The best player, and the question he cannot answer

Scheffler is honest about how it feels, which is the first thing to say about him. Asked again at his pre-tournament press conference why the wins have dried up, he did not reach for a sports psychologist's script. "I feel like I get that question every single week. I haven't had a good answer yet," he said, and the admission was more revealing than any polished deflection would have been. "I think I've been really close to winning some tournaments and that can be frustrating." This is a man who has spent two years redefining what dominance in golf looks like, now spending his weeks explaining why he keeps finishing one place short, and the honesty of it is oddly reassuring. He is not pretending the frustration away.

He is also refusing to let it distort the picture. "At the same time, I've had some good results, a fourth and a second are not bad results by any means," he said, and he is right, in the narrow sense that those are excellent weeks for almost anyone else. "Margins in golf are really small and I just keep trying to do my best." That is the tension Scheffler is living inside. By any normal standard he is having a fine season, contending constantly, banking finishes most players would frame. By his own standard, the one he set by charging into major contention as he did earlier in the year, a season with one win in it by July is a disappointment, and he knows it even as he declines to sulk about it.

Four times a runner-up, and one that stung

The second places have a rhythm to them now. The most recent came at the Travelers Championship, where Scheffler lost a Monday-morning playoff to Viktor Hovland, the kind of defeat that lingers because it is decided by inches after four days of getting everything else right. Four runner-up finishes in a season is not the record of a man out of form. It is the record of a man who is doing almost everything a champion does and then meeting, week after week, an opponent playing the round of his life at exactly the wrong moment. Golf is unusually cruel in that way, because the best player in a field can do nothing about someone else holing a 30-footer on the 72nd hole, and Scheffler has been on the wrong end of that maths more than anyone this year.

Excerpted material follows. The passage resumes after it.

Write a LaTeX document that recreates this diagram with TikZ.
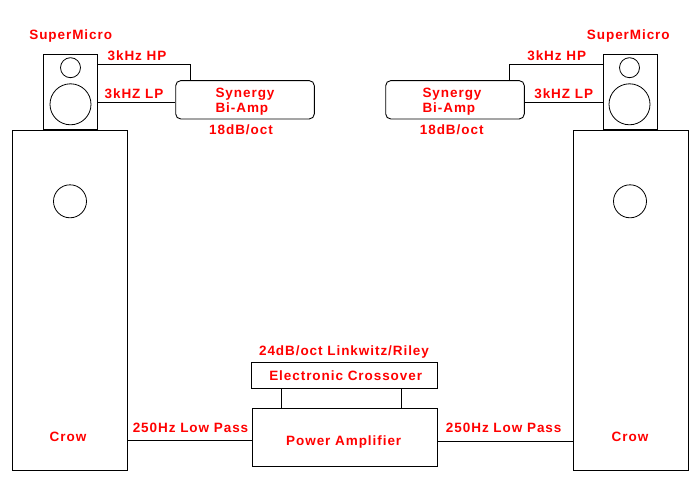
\documentclass[tikz,border=0pt]{standalone}
\usepackage{fontspec}
\setmainfont{Liberation Sans}[LetterSpace=7]
\definecolor{lblred}{RGB}{255,0,0}
\begin{document}
\begin{tikzpicture}[x=1pt,y=-1pt,
  box/.style={draw,line width=0.9pt,inner sep=0pt},
  cone/.style={draw,line width=0.8pt,circle,inner sep=0pt},
  lbl/.style={text=lblred,font=\fontsize{13.5}{15.5}\selectfont\bfseries,inner sep=0pt},
  wire/.style={line width=0.9pt}]
\useasboundingbox (0,0) rectangle (700,500);
% left side
\node[box,minimum width=115,minimum height=340] (crowL) at (69.5,300) {};
\node[cone,minimum size=33] (dL) at (70,201.3) {};
\node[box,minimum width=54,minimum height=75] (smL) at (70,91.7) {};
\node[cone,minimum size=20] (twL) at (70.5,67.7) {};
\node[cone,minimum size=41] (woL) at (70.5,104.3) {};
\node[box,rounded corners=5pt,minimum width=138.6,minimum height=38.3] (biL) at (245,99.8) {};
\node[lbl,align=left] (biLt) at (245,101.5) {Synergy\\Bi-Amp};
\node[lbl] (smLt) at (70.7,35.7) {SuperMicro};
\node[lbl] (hpLt) at (137,56) {3kHz HP};
\node[lbl] (lpLt) at (134,94) {3kHZ LP};
\node[lbl] (dbLt) at (241,130) {18dB/oct};
\node[lbl] (crowLt) at (68,436.7) {Crow};
% right side
\node[box,minimum width=115,minimum height=340] (crowR) at (630.5,300) {};
\node[cone,minimum size=33] (dR) at (630,201.3) {};
\node[box,minimum width=54,minimum height=75] (smR) at (630,91.7) {};
\node[cone,minimum size=20] (twR) at (629.5,67.7) {};
\node[cone,minimum size=41] (woR) at (629.5,104.3) {};
\node[box,rounded corners=5pt,minimum width=138.6,minimum height=38.3] (biR) at (455,99.8) {};
\node[lbl,align=left] (biRt) at (452,101.5) {Synergy\\Bi-Amp};
\node[lbl] (smRt) at (628.3,35.7) {SuperMicro};
\node[lbl] (hpRt) at (556.7,56) {3kHz HP};
\node[lbl] (lpRt) at (563.7,94) {3kHZ LP};
\node[lbl] (dbRt) at (451.7,130) {18dB/oct};
\node[lbl] (crowRt) at (630,436.7) {Crow};
% bottom
\node[box,minimum width=185.6,minimum height=26] (xo) at (344.5,375.3) {};
\node[lbl] (xot) at (345.7,375.7) {Electronic Crossover};
\node[lbl] (lrt) at (344,352.3) {24dB/oct Linkwitz/Riley};
\node[box,minimum width=185,minimum height=58] (amp) at (344.8,437.3) {};
\node[lbl] (ampt) at (343.7,441.7) {Power Amplifier};
\node[lbl] (lpbL) at (190.5,428.3) {250Hz Low Pass};
\node[lbl] (lpbR) at (503.7,428.3) {250Hz Low Pass};
% wires
\draw[wire] (smL.east |- 0,64.3) -| ([xshift=-54.3]biL.north);
\draw[wire] (smL.east |- 0,102.3) -- (biL.west |- 0,102.3);
\draw[wire] (smR.west |- 0,64.3) -| ([xshift=54.3]biR.north);
\draw[wire] (smR.west |- 0,102.3) -- (biR.east |- 0,102.3);
\draw[wire] ([xshift=-62.8]xo.south) -- ([xshift=-62.8]xo.south |- amp.north);
\draw[wire] ([xshift=57.2]xo.south) -- ([xshift=57.2]xo.south |- amp.north);
\draw[wire] (crowL.east |- 0,440) -- (amp.west |- 0,440);
\draw[wire] (amp.east |- 0,441.3) -- (crowR.west |- 0,441.3);
\end{tikzpicture}
\end{document}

His way of carrying it is deliberately unsentimental. "I feel like no matter how the season goes, there's always shots I wish I could have back. There's always tournaments I feel like I should have won and I didn't," he said, and then framed the whole thing in the flat, durable philosophy that has always underpinned his game. "You've got to ride with it, the highs and lows." Pushed on whether the near-misses weigh on him, he was almost dismissive of the premise: "I don't really sit around too much and think about the past, to be honest with you." For a player whose season has handed him plenty of past worth dwelling on, the refusal to dwell is a competitive advantage in itself, the same trait that kept him in contention through the majors even when the wins would not come.

4
Runner-up finishes this season
1
Win, The American Express in January
No 1
His world ranking through all of it
16-19
July, the Open at Royal Birkdale

The perspective of a man in the middle of it

What separates Scheffler from the version of this story that would eat a lesser player alive is the length of his view. He does not treat a winless stretch as a crisis because he does not treat any single season as the whole account. "I feel like I'm in the middle of my career and probably the end of my career is more a time to reflect," he said, and the line does more work than it first appears. It reframes the near-misses as chapters rather than verdicts, weeks in a book that is nowhere near finished, and it is exactly the posture a defending Open champion needs the week before he hands the trophy back. A player consumed by four second places would arrive at Birkdale carrying them. Scheffler intends to arrive carrying nothing but a driver and a grievance he has filed away for later.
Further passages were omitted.